Leave out the pictures, then reproduce the rest of the material exactly.

§ Data shown:
___
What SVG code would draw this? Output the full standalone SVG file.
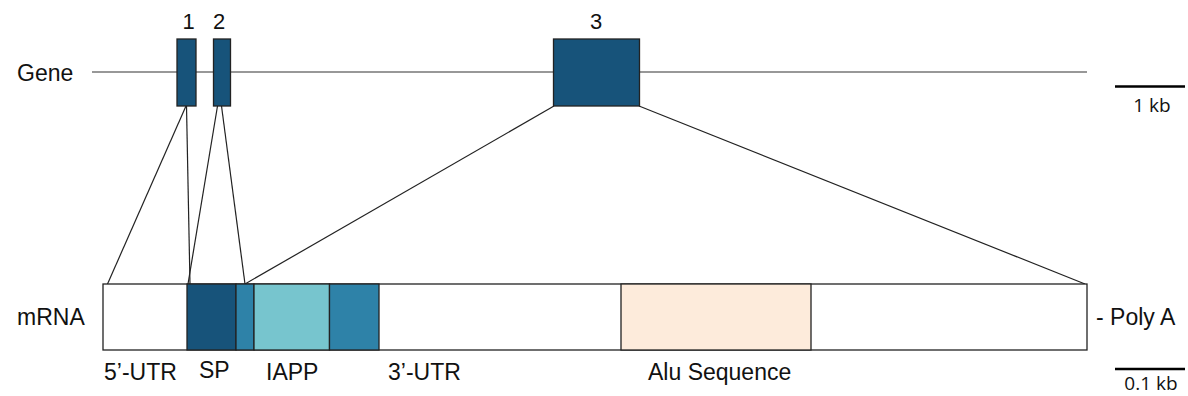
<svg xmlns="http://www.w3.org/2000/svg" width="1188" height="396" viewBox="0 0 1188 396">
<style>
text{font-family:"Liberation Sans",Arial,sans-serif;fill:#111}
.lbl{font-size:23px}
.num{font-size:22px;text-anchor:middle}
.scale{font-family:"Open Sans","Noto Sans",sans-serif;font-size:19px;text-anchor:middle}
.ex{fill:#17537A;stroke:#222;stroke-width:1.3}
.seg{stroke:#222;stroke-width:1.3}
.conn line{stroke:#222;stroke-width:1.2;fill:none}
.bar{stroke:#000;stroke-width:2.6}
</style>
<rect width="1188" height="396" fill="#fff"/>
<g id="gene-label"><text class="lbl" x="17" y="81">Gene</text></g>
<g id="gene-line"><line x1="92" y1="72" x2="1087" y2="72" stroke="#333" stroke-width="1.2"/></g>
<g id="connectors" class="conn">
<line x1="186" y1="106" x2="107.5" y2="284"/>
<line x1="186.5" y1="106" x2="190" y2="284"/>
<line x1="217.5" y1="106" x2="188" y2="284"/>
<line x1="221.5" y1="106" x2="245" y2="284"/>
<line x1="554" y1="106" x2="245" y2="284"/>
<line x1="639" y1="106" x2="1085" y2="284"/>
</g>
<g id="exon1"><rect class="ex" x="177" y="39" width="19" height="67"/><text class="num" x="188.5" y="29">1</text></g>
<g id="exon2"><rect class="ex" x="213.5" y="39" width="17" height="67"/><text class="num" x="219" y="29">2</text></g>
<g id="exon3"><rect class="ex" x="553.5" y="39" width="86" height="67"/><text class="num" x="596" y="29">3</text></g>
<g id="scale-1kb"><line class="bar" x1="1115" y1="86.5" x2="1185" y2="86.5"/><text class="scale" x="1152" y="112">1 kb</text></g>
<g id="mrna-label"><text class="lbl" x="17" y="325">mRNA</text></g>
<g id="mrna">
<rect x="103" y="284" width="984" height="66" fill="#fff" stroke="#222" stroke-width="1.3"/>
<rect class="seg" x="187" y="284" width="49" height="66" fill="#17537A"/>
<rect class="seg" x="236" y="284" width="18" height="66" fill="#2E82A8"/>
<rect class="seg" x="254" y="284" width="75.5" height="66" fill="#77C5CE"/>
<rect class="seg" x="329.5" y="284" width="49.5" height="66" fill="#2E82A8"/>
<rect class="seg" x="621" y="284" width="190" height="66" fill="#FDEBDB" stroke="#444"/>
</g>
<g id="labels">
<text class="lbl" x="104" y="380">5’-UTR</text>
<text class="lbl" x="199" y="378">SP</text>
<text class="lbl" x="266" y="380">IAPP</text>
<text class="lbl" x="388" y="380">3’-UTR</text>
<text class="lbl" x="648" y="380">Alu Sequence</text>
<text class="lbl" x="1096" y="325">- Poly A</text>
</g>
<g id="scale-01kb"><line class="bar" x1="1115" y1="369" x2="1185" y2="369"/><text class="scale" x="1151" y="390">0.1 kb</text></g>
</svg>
___
§ Response for this exercise:
What SVG code would draw this? Output the full standalone SVG file.
<svg xmlns="http://www.w3.org/2000/svg" width="1188" height="396" viewBox="0 0 1188 396">
<style>
text{font-family:"Liberation Sans",Arial,sans-serif;fill:#111}
.lbl{font-size:23px}
.num{font-size:22px;text-anchor:middle}
.scale{font-family:"Open Sans","Noto Sans",sans-serif;font-size:19px;text-anchor:middle}
.ex{fill:#17537A;stroke:#222;stroke-width:1.3}
.seg{stroke:#222;stroke-width:1.3}
.conn line{stroke:#222;stroke-width:1.2;fill:none}
.bar{stroke:#000;stroke-width:2.6}
</style>
<rect width="1188" height="396" fill="#fff"/>
<g id="gene-label"><text class="lbl" x="17" y="81">Gene</text></g>
<g id="gene-line"><line x1="92" y1="72" x2="1087" y2="72" stroke="#333" stroke-width="1.2"/></g>
<g id="connectors" class="conn">
<line x1="186" y1="106" x2="107.5" y2="284"/>
<line x1="186.5" y1="106" x2="190" y2="284"/>
<line x1="217.5" y1="106" x2="188" y2="284"/>
<line x1="221.5" y1="106" x2="245" y2="284"/>
<line x1="554" y1="106" x2="245" y2="284"/>
<line x1="639" y1="106" x2="1085" y2="284"/>
</g>
<g id="exon1"><rect class="ex" x="177" y="39" width="19" height="67"/><text class="num" x="188.5" y="29">1</text></g>
<g id="exon2"><rect class="ex" x="213.5" y="39" width="17" height="67"/><text class="num" x="219" y="29">2</text></g>
<g id="exon3"><rect class="ex" x="553.5" y="39" width="86" height="67"/><text class="num" x="596" y="29">3</text></g>
<g id="scale-1kb"><line class="bar" x1="1115" y1="86.5" x2="1185" y2="86.5"/><text class="scale" x="1152" y="112">1 kb</text></g>
<g id="mrna-label"><text class="lbl" x="17" y="325">mRNA</text></g>
<g id="mrna">
<rect x="103" y="284" width="984" height="66" fill="#fff" stroke="#222" stroke-width="1.3"/>
<rect class="seg" x="187" y="284" width="49" height="66" fill="#17537A"/>
<rect class="seg" x="236" y="284" width="18" height="66" fill="#2E82A8"/>
<rect class="seg" x="254" y="284" width="75.5" height="66" fill="#77C5CE"/>
<rect class="seg" x="329.5" y="284" width="49.5" height="66" fill="#2E82A8"/>
<rect class="seg" x="621" y="284" width="190" height="66" fill="#FDEBDB" stroke="#444"/>
</g>
<g id="labels">
<text class="lbl" x="104" y="380">5’-UTR</text>
<text class="lbl" x="199" y="378">SP</text>
<text class="lbl" x="266" y="380">IAPP</text>
<text class="lbl" x="388" y="380">3’-UTR</text>
<text class="lbl" x="648" y="380">Alu Sequence</text>
<text class="lbl" x="1096" y="325">- Poly A</text>
</g>
<g id="scale-01kb"><line class="bar" x1="1115" y1="369" x2="1185" y2="369"/><text class="scale" x="1151" y="390">0.1 kb</text></g>
</svg>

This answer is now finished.